E_LoadResult(*convert)(QUEX_GNAME_LIB(Converter)*, uint8_t** source, const uint8_t* SourceEnd, void** drain, const void* DrainEnd)

Converts data provided in a source memory region and writes the result into a drain memory region. *source points to the first byte of the source. *drain points to the beginning of the drain memory. The pointers SourceEnd and DrainEnd point to the first byte by after the last byte of the according region.

This function neither reads beyond the end of the source, nor writes beyond the drain’s end. After termination, *source points to the first byte after the last byte that was read. *drain is adapted to point behind the last written byte.

If the underlying converter inhibits some kins of statefulness, it must be handled by the functions stomach_byte_n() and stomach_clear().

ptrdiff_t    (*stomach_byte_n)(QUEX_GNAME_LIB(Converter)*),

Returns the number of unused bytes that the converter holds in its stomach to be used for later conversions.

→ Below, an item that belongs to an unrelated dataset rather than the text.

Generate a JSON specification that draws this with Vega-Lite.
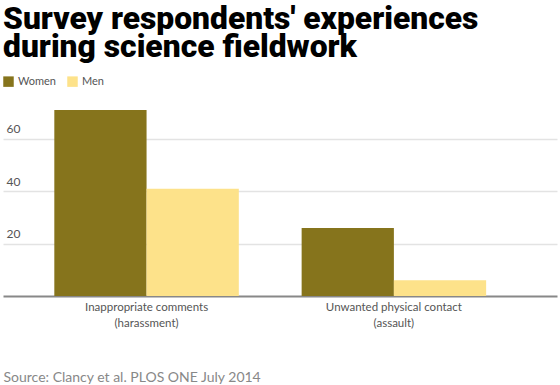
{
  "$schema": "https://vega.github.io/schema/vega-lite/v6.json",
  "width": 554,
  "height": 199,
  "padding": {"left": 3, "top": 4, "right": 3, "bottom": 0},
  "background": "white",
  "title": {
    "text": ["Survey respondents' experiences", "during science fieldwork"],
    "font": "Roboto",
    "fontWeight": 900,
    "fontSize": 31.8,
    "lineHeight": 28,
    "color": "#000000",
    "anchor": "start",
    "frame": "group",
    "offset": 12
  },
  "data": {
    "values": [
      {"category": "Inappropriate comments (harassment)", "gender": "Women", "percent": 71},
      {"category": "Inappropriate comments (harassment)", "gender": "Men", "percent": 41},
      {"category": "Unwanted physical contact (assault)", "gender": "Women", "percent": 26},
      {"category": "Unwanted physical contact (assault)", "gender": "Men", "percent": 6}
    ]
  },
  "mark": {"type": "bar"},
  "encoding": {
    "x": {
      "field": "category",
      "type": "nominal",
      "sort": null,
      "scale": {"paddingInner": 0.254, "paddingOuter": 0.247, "align": 0.42},
      "axis": {
        "labelAngle": 0,
        "labelExpr": "[slice(datum.label,0,indexof(datum.label,' (')), slice(datum.label,indexof(datum.label,' (')+1)]",
        "labelFont": "Lato",
        "labelFontSize": 11.5,
        "labelColor": "#555555",
        "labelLineHeight": 16,
        "labelPadding": 5,
        "ticks": false,
        "domainColor": "#888888",
        "domainWidth": 2,
        "title": "Source: Clancy et al. PLOS ONE July 2014",
        "titleFont": "Lato",
        "titleFontSize": 14,
        "titleFontWeight": "normal",
        "titleColor": "#888888",
        "titleAnchor": "start",
        "titleAlign": "left",
        "titleBaseline": "alphabetic",
        "titleX": 0,
        "titleY": 85
      }
    },
    "xOffset": {"field": "gender", "type": "nominal", "sort": ["Women", "Men"], "scale": {"paddingInner": 0, "paddingOuter": 0}},
    "y": {
      "field": "percent",
      "type": "quantitative",
      "scale": {"domain": [0, 76], "nice": false},
      "axis": {
        "values": [20, 40, 60],
        "title": null,
        "domain": false,
        "ticks": false,
        "gridColor": "#e3e3e3",
        "gridWidth": 1.5,
        "labelAlign": "left",
        "labelBaseline": "bottom",
        "labelPadding": -3,
        "labelOffset": -3,
        "labelFont": "Lato",
        "labelFontSize": 12,
        "labelColor": "#555555"
      }
    },
    "color": {
      "field": "gender",
      "type": "nominal",
      "sort": ["Women", "Men"],
      "scale": {"domain": ["Women", "Men"], "range": ["#86741c", "#fde28a"]},
      "legend": {
        "orient": "top",
        "direction": "horizontal",
        "title": null,
        "symbolType": "square",
        "symbolSize": 110,
        "symbolStrokeWidth": 0,
        "labelFont": "Lato",
        "labelFontSize": 11,
        "labelColor": "#555555",
        "labelOffset": 4,
        "columnPadding": 10,
        "offset": 10
      }
    }
  },
  "config": {"view": {"stroke": null}}
}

void         (*stomach_clear)(QUEX_GNAME_LIB(Converter)*),

This function is called upon a conversion discontinuity [#f1]_. In case a converter has no statefulness, this function may be left empty [#f2]_.

The remaining two functions pointers are self-explanatory, i.e. destruct() performs the release of all resources of the converter–not freeing its own memory. print_this() prints the converter’s state in some human-readable form to the standard output.

When a converter has been implemented, it is advisable to adopt the existing unit tests for one of the pre-cooked converters located in "quex/code_base/quex/converter/*/TEST". As with byte loaders, passing these tests is a solid bases for application in a lexer. Finally, any new converter implementation make for a good Open Source contribution.